* WORK TO DO: Report the number of lines where the string "this" occurs, and write nothing else.

* AVAILABLE DATA:
----

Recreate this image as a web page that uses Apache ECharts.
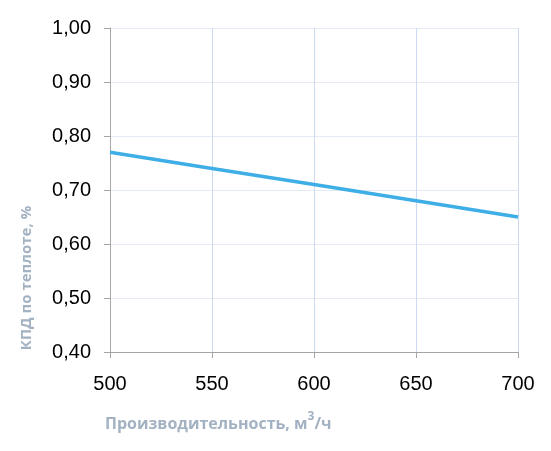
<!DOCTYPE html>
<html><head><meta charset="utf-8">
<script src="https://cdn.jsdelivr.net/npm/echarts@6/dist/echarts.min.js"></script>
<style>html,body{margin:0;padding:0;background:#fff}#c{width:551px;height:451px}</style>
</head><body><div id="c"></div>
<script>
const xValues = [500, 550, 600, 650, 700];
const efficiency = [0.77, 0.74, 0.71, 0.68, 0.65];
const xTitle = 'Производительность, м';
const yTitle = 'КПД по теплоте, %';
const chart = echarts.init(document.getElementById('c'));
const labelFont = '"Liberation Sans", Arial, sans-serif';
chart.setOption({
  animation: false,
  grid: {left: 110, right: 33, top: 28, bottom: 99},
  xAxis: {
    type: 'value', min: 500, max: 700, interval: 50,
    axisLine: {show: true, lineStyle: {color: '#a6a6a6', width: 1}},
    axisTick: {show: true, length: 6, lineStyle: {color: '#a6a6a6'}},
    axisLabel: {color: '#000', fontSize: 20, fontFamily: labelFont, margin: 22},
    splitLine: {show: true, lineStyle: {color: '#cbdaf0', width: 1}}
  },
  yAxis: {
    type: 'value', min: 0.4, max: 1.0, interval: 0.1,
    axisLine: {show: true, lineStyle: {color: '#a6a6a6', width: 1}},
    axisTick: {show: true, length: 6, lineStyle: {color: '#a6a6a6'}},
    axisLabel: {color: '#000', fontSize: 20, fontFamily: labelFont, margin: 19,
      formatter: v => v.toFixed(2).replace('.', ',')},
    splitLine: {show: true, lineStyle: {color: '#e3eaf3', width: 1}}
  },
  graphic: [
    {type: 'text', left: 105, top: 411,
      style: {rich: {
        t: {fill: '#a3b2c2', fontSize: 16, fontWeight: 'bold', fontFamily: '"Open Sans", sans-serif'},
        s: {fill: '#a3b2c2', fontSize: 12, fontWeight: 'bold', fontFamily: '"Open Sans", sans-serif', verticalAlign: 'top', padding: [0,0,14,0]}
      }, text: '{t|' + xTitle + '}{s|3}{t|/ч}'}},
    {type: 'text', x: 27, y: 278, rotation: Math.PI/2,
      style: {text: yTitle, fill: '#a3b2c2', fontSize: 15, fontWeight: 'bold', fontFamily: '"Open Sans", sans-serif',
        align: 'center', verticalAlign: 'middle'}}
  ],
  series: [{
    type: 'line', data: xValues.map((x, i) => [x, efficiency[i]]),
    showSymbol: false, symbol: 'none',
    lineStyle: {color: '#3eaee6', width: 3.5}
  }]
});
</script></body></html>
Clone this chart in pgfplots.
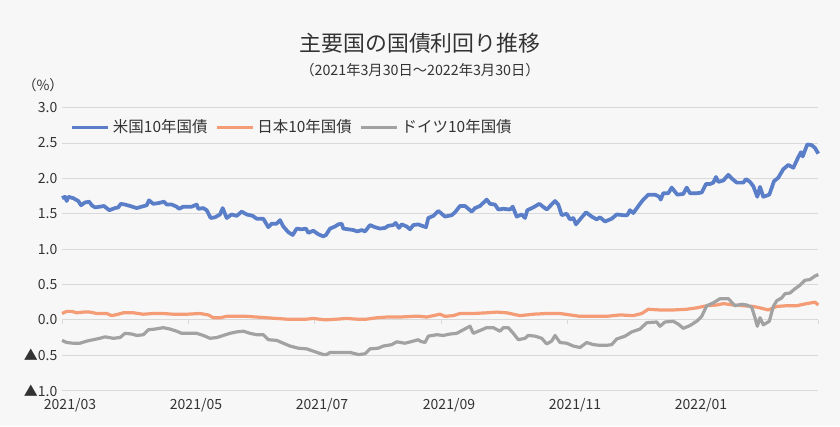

----

* ANSWER TO THE PROBLEM: 2